For the first few months of the growing season after a tree is planted the tree draws most of its moisture from the root ball. The root ball can dry out in only a day or two, therefore it is critical to apply the water to the root ball area of the tree by either a soaker hose system or using a hose with the water rate at an extremely slow rate (to avoid runoff) and by the moving the hose periodically. The ideal amount of water per week should be in the 1-inch volume.
The City of Geneva would greatly appreciate if resident's who have received a newly planted tree in the parkway in front of their residence, would provide weekly watering to insure the survival of the young trees.
Even after trees are well established, they should be watered generously during periods of drought. The top 8-12 inches of the soil should be kept moist around trees during periods of drought, at least as far as the branches spread (drip line).

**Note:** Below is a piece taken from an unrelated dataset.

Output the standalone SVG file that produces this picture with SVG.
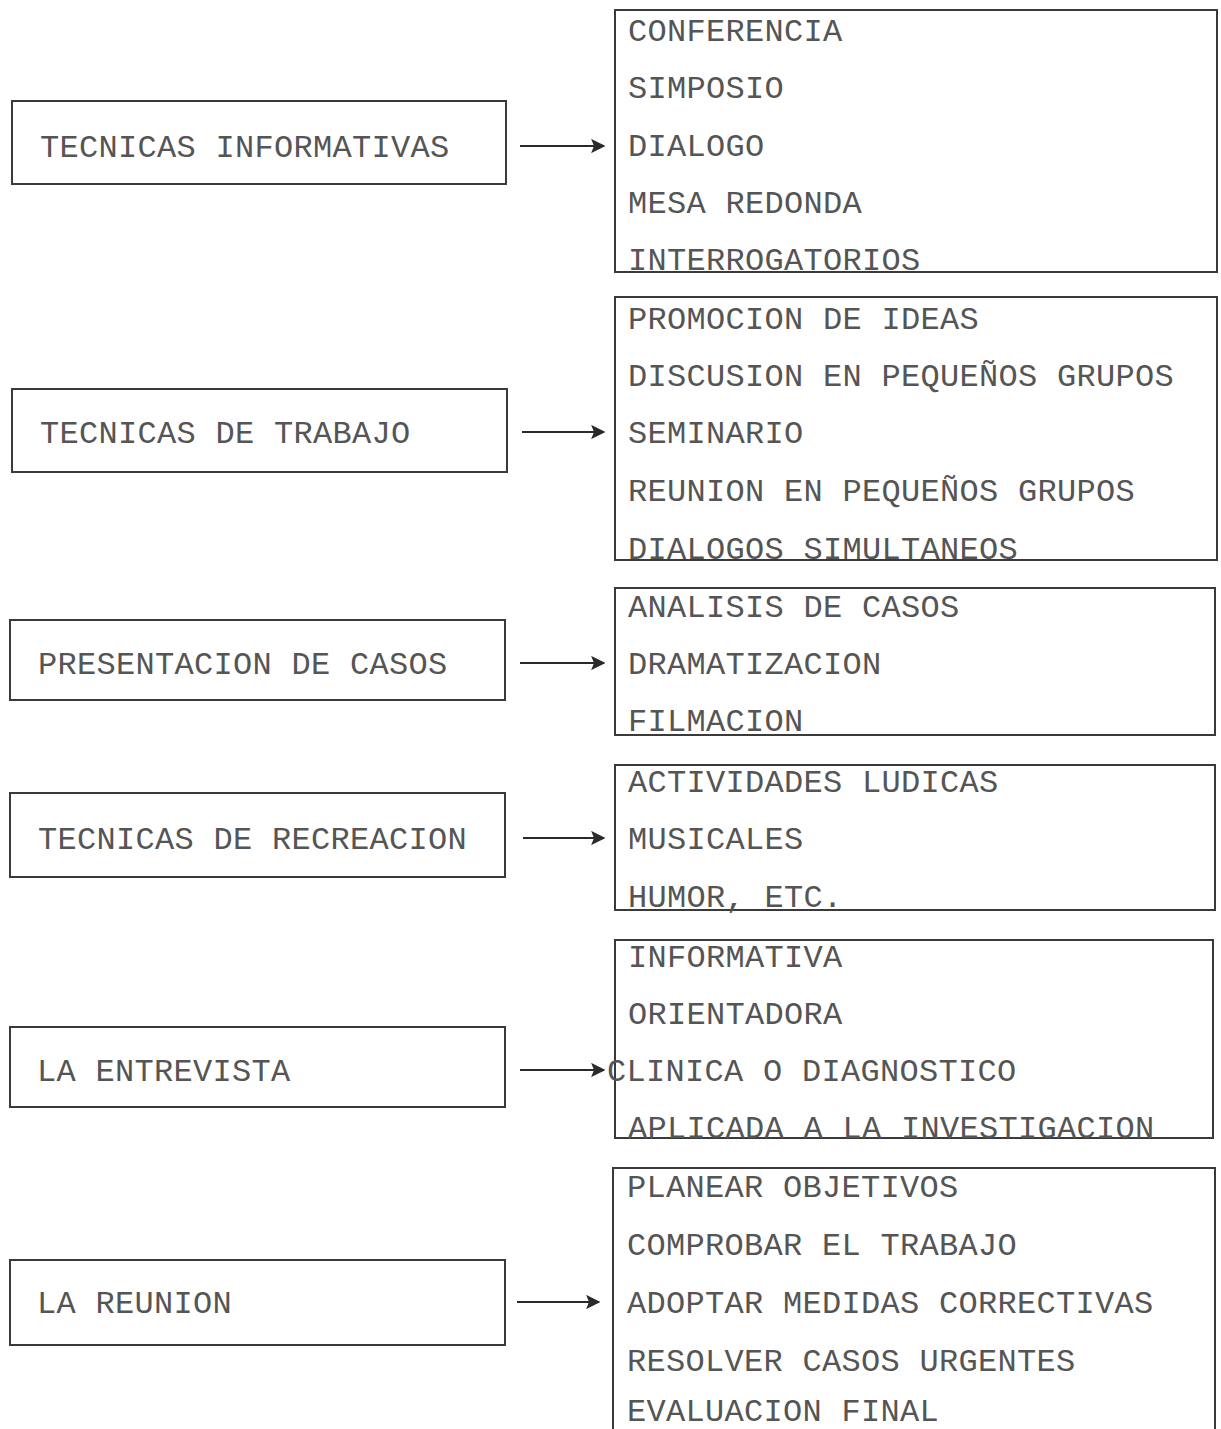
<svg xmlns="http://www.w3.org/2000/svg" width="1221" height="1429" viewBox="0 0 1221 1429">
<style>
.bx{fill:none;stroke:#3a3a3a;stroke-width:2}
.t{font-family:"Liberation Mono","DejaVu Sans Mono",monospace;font-size:32px;fill:#555555;letter-spacing:0.3px}
.c{stroke:#2a2a2a;stroke-width:2.2;fill:none}
</style>
<defs>
<marker id="ah" viewBox="0 0 10 10" refX="9" refY="5" markerWidth="6.5" markerHeight="6.5" orient="auto" markerUnits="strokeWidth">
<path d="M0,0 L10,5 L0,10 L2,5 z" fill="#2a2a2a"/>
</marker>
</defs>
<rect width="1221" height="1429" fill="#ffffff"/>

<g id="n1">
<rect class="bx" x="12" y="101" width="494" height="83"/>
<text class="t" x="40" y="157">TECNICAS INFORMATIVAS</text>
</g>
<g id="r1">
<rect class="bx" x="615" y="10" width="602" height="262"/>
<text class="t" x="628" y="41">CONFERENCIA</text>
<text class="t" x="628" y="98">SIMPOSIO</text>
<text class="t" x="628" y="156">DIALOGO</text>
<text class="t" x="628" y="213">MESA REDONDA</text>
<text class="t" x="628" y="270">INTERROGATORIOS</text>
</g>

<g id="n2">
<rect class="bx" x="12" y="389" width="495" height="83"/>
<text class="t" x="40" y="443">TECNICAS DE TRABAJO</text>
</g>
<g id="r2">
<rect class="bx" x="615" y="297" width="602" height="263"/>
<text class="t" x="628" y="329">PROMOCION DE IDEAS</text>
<text class="t" x="628" y="386">DISCUSION EN PEQUEÑOS GRUPOS</text>
<text class="t" x="628" y="443">SEMINARIO</text>
<text class="t" x="628" y="501">REUNION EN PEQUEÑOS GRUPOS</text>
<text class="t" x="628" y="559">DIALOGOS SIMULTANEOS</text>
</g>

<g id="n3">
<rect class="bx" x="10" y="620" width="495" height="80"/>
<text class="t" x="38" y="674">PRESENTACION DE CASOS</text>
</g>
<g id="r3">
<rect class="bx" x="615" y="588" width="600" height="147"/>
<text class="t" x="628" y="617">ANALISIS DE CASOS</text>
<text class="t" x="628" y="674">DRAMATIZACION</text>
<text class="t" x="628" y="731">FILMACION</text>
</g>

<g id="n4">
<rect class="bx" x="10" y="793" width="495" height="84"/>
<text class="t" x="38" y="849">TECNICAS DE RECREACION</text>
</g>
<g id="r4">
<rect class="bx" x="615" y="765" width="600" height="145"/>
<text class="t" x="628" y="792">ACTIVIDADES LUDICAS</text>
<text class="t" x="628" y="849">MUSICALES</text>
<text class="t" x="628" y="907">HUMOR, ETC.</text>
</g>

<g id="n5">
<rect class="bx" x="10" y="1027" width="495" height="80"/>
<text class="t" x="37" y="1081">LA ENTREVISTA</text>
</g>
<g id="r5">
<rect class="bx" x="615" y="940" width="598" height="198"/>
<text class="t" x="628" y="967">INFORMATIVA</text>
<text class="t" x="628" y="1024">ORIENTADORA</text>
<text class="t" x="607" y="1081">CLINICA O DIAGNOSTICO</text>
<text class="t" x="628" y="1138">APLICADA A LA INVESTIGACION</text>
</g>

<g id="n6">
<rect class="bx" x="10" y="1260" width="495" height="85"/>
<text class="t" x="37" y="1313">LA REUNION</text>
</g>
<g id="r6">
<rect class="bx" x="613" y="1168" width="602" height="270"/>
<text class="t" x="627" y="1197">PLANEAR OBJETIVOS</text>
<text class="t" x="627" y="1255">COMPROBAR EL TRABAJO</text>
<text class="t" x="627" y="1313">ADOPTAR MEDIDAS CORRECTIVAS</text>
<text class="t" x="627" y="1371">RESOLVER CASOS URGENTES</text>
<text class="t" x="627" y="1421">EVALUACION FINAL</text>
</g>

<g id="connectors">
<line class="c" x1="520" y1="146" x2="604" y2="146" marker-end="url(#ah)"/>
<line class="c" x1="522" y1="432" x2="604" y2="432" marker-end="url(#ah)"/>
<line class="c" x1="520" y1="663" x2="604" y2="663" marker-end="url(#ah)"/>
<line class="c" x1="523" y1="838" x2="604" y2="838" marker-end="url(#ah)"/>
<line class="c" x1="520" y1="1070" x2="604" y2="1070" marker-end="url(#ah)"/>
<line class="c" x1="517" y1="1302" x2="599" y2="1302" marker-end="url(#ah)"/>
</g>
</svg>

It is impossible to provide a formula on how much or how often to water a tree to keep the upper 8-12 inches of soil moist. The amount of water required will vary with local site conditions, but without adequate rainfall, established trees may need watering as often as every 10-14 days or 1 inch weekly. A soaker hose system or using a hose with an extremely low water rate can be used.
- If the ground is level, simply let an open hose run on the ground at an extremely slow water rate (avoid runoff) and reposition it periodically to get good distribution. A soaker hose if allowed is good method.
- If the ground slopes severely, a root-watering needle may be necessary. Insert the needle no more than 6 inches into the ground and reposition it frequently since it moistens a small area around the insertion point.
All watering must strictly comply with all City of Geneva water conservation regulations.